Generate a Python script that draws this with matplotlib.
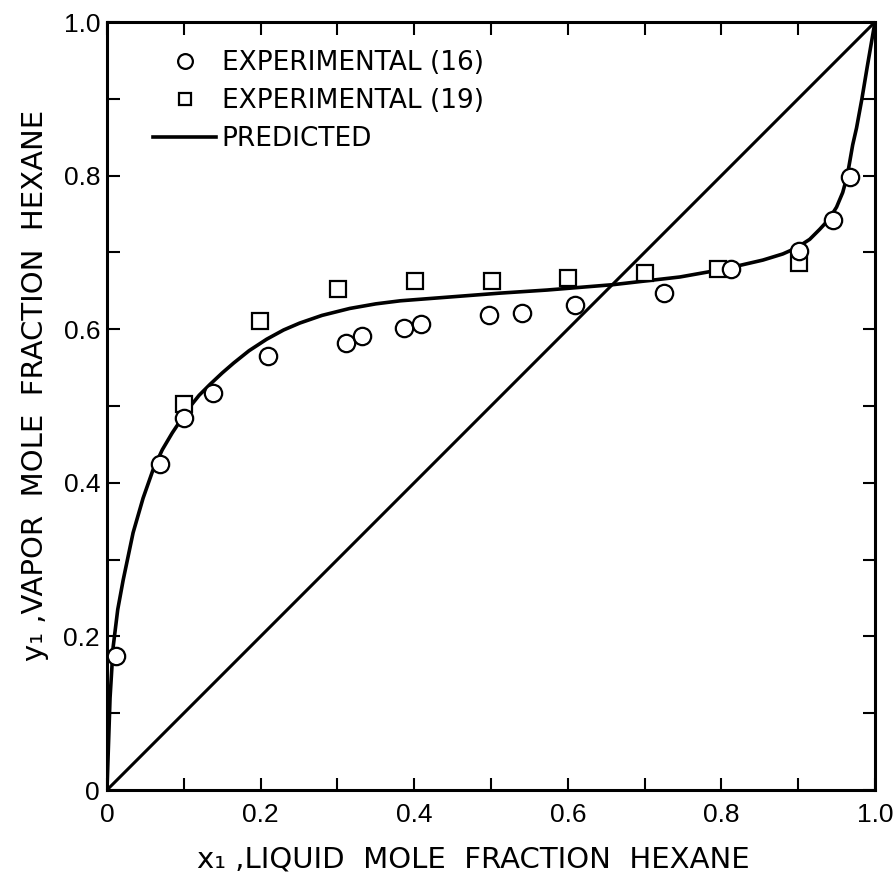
========================================
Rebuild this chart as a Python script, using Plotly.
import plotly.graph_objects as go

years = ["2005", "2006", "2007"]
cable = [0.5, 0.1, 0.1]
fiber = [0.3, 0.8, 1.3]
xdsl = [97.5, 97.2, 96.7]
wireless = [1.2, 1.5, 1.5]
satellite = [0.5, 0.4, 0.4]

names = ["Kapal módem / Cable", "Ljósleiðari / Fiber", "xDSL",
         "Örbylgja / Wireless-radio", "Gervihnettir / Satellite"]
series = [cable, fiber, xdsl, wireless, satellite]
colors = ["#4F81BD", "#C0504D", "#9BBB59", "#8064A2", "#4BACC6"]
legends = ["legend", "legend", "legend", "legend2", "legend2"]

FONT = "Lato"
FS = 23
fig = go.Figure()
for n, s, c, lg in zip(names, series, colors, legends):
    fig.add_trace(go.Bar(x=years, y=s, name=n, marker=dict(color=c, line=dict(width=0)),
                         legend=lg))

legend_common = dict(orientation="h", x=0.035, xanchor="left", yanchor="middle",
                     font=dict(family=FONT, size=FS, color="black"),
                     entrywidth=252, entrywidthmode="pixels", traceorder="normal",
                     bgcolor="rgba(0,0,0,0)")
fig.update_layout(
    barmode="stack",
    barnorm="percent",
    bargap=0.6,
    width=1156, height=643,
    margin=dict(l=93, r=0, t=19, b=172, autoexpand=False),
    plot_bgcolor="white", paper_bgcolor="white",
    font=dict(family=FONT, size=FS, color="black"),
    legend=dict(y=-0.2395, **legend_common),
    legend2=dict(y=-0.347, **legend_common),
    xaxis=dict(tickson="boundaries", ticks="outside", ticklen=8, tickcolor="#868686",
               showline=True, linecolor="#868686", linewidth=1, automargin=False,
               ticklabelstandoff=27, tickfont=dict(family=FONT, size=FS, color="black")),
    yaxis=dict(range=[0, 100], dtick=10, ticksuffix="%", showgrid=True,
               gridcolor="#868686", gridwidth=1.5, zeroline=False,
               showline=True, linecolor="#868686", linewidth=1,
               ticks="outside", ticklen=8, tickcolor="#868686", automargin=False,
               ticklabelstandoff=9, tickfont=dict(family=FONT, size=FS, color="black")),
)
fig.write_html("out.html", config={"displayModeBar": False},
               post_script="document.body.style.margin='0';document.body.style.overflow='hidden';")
========================================
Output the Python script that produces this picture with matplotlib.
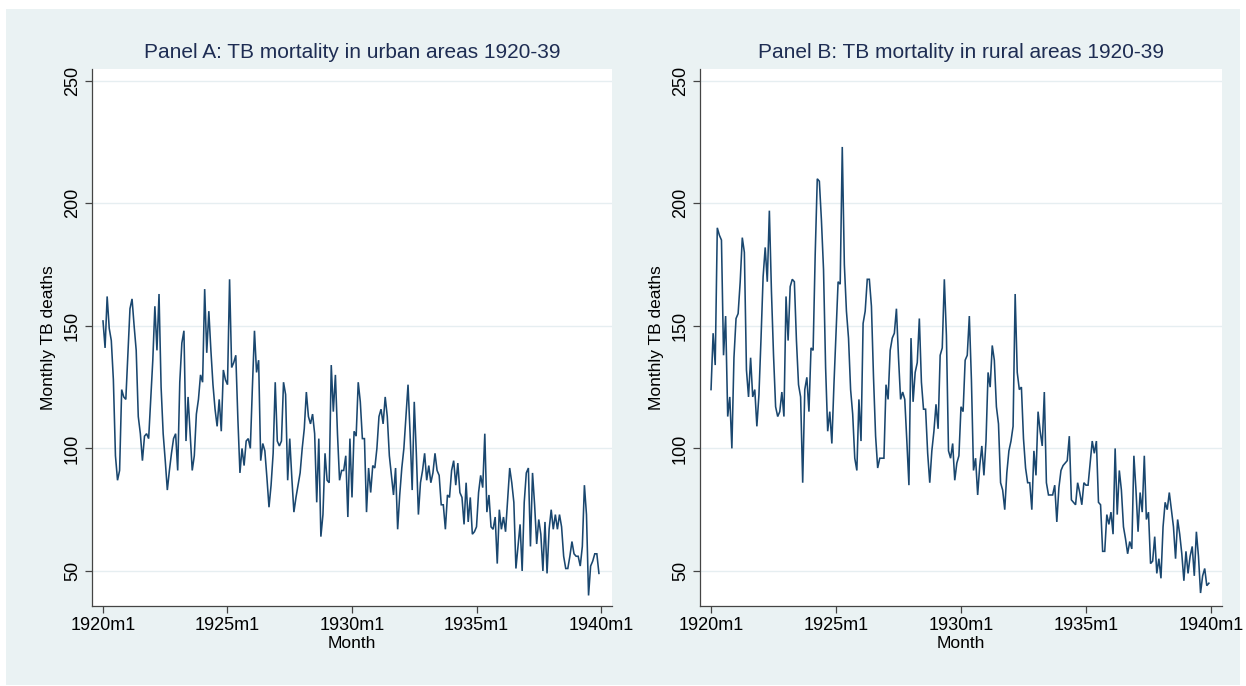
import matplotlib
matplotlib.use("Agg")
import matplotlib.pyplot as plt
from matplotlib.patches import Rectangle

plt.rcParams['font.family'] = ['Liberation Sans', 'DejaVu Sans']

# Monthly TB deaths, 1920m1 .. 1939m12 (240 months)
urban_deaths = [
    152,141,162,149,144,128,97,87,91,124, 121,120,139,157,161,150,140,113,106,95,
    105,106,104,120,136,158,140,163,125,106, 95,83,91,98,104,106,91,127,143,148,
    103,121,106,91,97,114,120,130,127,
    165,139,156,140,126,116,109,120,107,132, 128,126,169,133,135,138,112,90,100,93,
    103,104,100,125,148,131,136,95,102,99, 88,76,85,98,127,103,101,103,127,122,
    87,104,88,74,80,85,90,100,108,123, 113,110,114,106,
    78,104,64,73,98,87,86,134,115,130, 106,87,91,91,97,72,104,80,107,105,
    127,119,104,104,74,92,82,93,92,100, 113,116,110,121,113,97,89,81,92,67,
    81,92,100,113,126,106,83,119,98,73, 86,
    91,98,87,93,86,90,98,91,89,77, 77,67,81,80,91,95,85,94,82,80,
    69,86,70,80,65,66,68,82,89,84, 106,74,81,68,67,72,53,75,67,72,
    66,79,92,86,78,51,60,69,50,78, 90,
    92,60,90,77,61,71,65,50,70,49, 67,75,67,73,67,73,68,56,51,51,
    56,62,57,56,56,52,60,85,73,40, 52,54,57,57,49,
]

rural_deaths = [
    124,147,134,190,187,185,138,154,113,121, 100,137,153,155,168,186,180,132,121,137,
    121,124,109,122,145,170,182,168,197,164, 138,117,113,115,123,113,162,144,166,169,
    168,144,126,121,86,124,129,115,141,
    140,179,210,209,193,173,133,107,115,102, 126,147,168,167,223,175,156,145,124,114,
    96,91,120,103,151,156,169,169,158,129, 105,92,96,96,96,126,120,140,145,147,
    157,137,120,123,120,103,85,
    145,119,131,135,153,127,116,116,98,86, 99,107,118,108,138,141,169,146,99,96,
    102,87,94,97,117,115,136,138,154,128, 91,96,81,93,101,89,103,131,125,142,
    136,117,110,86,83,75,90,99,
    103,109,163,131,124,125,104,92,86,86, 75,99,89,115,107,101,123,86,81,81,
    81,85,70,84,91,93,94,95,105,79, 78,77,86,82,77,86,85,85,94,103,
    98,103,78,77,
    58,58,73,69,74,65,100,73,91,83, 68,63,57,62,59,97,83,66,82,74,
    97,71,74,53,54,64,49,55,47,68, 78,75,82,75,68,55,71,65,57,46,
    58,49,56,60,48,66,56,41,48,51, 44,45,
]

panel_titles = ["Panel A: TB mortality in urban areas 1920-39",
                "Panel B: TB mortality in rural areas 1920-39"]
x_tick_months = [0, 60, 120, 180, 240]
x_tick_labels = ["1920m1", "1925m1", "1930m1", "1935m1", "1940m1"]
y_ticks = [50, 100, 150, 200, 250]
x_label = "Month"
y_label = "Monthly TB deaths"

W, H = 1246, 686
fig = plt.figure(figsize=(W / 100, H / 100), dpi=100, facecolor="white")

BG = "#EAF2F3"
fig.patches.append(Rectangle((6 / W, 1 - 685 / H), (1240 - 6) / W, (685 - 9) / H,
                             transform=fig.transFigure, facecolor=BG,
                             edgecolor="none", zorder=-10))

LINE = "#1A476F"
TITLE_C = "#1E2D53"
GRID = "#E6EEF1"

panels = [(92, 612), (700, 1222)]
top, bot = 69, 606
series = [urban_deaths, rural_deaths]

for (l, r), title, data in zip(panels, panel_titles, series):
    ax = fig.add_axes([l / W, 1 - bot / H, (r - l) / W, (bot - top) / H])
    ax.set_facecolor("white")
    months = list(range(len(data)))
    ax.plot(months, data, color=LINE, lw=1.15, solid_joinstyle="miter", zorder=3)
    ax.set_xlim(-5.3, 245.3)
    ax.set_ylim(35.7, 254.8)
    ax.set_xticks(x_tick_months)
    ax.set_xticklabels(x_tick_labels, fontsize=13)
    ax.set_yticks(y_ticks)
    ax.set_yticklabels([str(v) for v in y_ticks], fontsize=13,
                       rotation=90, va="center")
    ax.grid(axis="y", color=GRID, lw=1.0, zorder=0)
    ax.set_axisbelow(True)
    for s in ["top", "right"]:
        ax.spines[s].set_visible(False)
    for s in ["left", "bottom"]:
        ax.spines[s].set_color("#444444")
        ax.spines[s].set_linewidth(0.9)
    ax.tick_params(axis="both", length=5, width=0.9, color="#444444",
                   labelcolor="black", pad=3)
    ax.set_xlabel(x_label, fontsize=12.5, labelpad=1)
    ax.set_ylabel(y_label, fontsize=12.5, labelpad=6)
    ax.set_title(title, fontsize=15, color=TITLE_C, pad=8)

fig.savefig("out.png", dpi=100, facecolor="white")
========================================
▶ _What is required_
Start at the line that contains "Output the Python", stop at the line that contains "plt.rcParams['font.family'] = ['Liberation", and reproduce each line in that stretch exactly. Pictures are excluded.

▶ _Answer to this task_
Output the Python script that produces this picture with matplotlib.
import matplotlib
matplotlib.use("Agg")
import matplotlib.pyplot as plt
from matplotlib.patches import Rectangle

plt.rcParams['font.family'] = ['Liberation Sans', 'DejaVu Sans']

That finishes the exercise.